For centuries it faced a serious identity crisis. In spite of being an integral
component in a wide range of culinary delicacies, it seldom got the importance it so rightly deserved. It doesn’t have any hang ups and can easily gel with almost everyone. Unlike many other items of its ilk, it does not perform the disappearing act during specific seasons. A loyalist to the core it is always in thick and thin in the kitchen. It may not have a rhino hide but has acquired the ability to endure all the negative adjectives which it is subjected to. Be it a potato figure, couch potato, an identity-less person like a potato... The potato seldom gets the care and attention from the vegetable vendor which other items get while displaying it for sale. In spite of being an indispensable ingredient, the ubiquitous potato took all the insults heaped on it in its stride.
However, its long association with the onion had finally changed the mindset of the dear old potato. It desperately wanted to seek an identity of its own and to command the respect which was long over due. And what it failed to achieve in centuries, it managed to do it within a matter of months.
Now the potato has taken the market by storm and it commands respect. The vegetable vendor takes special care to display it while the buyers too view it with awe. With money being the only yardstick to measure success, potato too realized that only way to be successful and to get noticed is to hike ones price throwing all proprieties to the wind. Engineering some deft marketing moves, today the potato has emerged as a market leader among its ilk.

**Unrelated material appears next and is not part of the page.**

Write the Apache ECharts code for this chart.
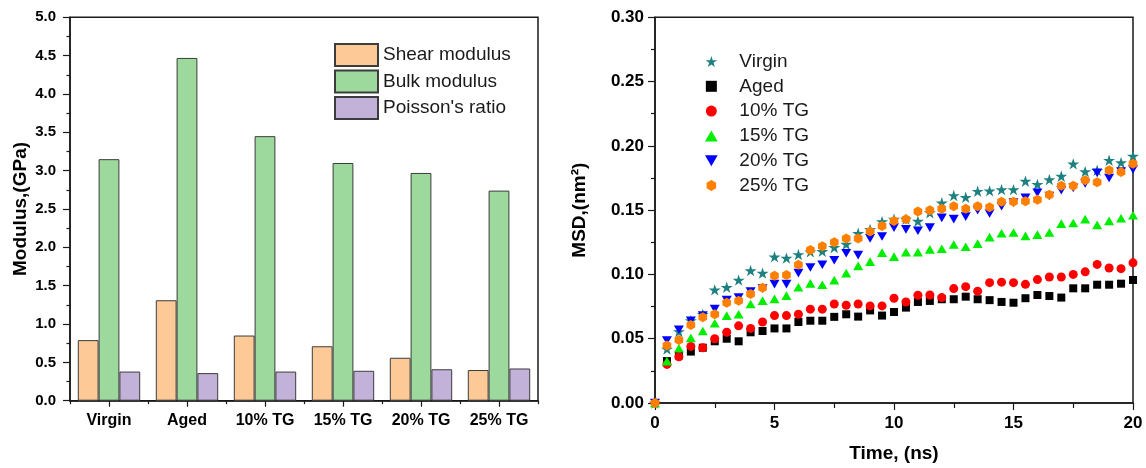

The sudden spurt in potato prices has not only send the market in tailspin, its ramifications are resounding in the entire society as well. The market analysts are a confused lot. What has happened to the classical demand and supply theory? The market is flooded with potatoes, yet its prices are defying the laws of gravity.
In the society too the potato has become the new status symbol. Without investing in flashy cars, opulent mansion, one can easily flaunt one’s economic status just by buying potato from the market without haggling over its price. To get special attention in a restaurant or in a fast food joint ordering a special potato dish is more than enough.
Now one can also get his pending works done, add motion to the files or motivate an officer to get the work done by simply gifting a few kilograms of potatoes. As an alternative currency now potato is doing very well. Even in social functions now potato has became a raging gift item. Trying cash on the new found status of the potato some innovative designers are toiling hard to make potato ear rings, necklaces, potato laced dresses et al.
The skyrocketing prices have put the authorities in a spot of bother. Worried the potato prices would make the people aware of its incompetence, the government has decided to set up a special ministry — ‘potato control ministry’ that would be headed by a minister having a cabinet rank.
But in spite of all its success the potato is still as despondent as ever. The reason: the pink staple of our diet — the onion continues to mock it. The onion haughtily goes on bragging that it its prices had once managed to electrify the masses and the opposition parties alike. It became an issue and was instrumental in changing a government. But no one till now has taken up the poor old potato as an electoral or political issue!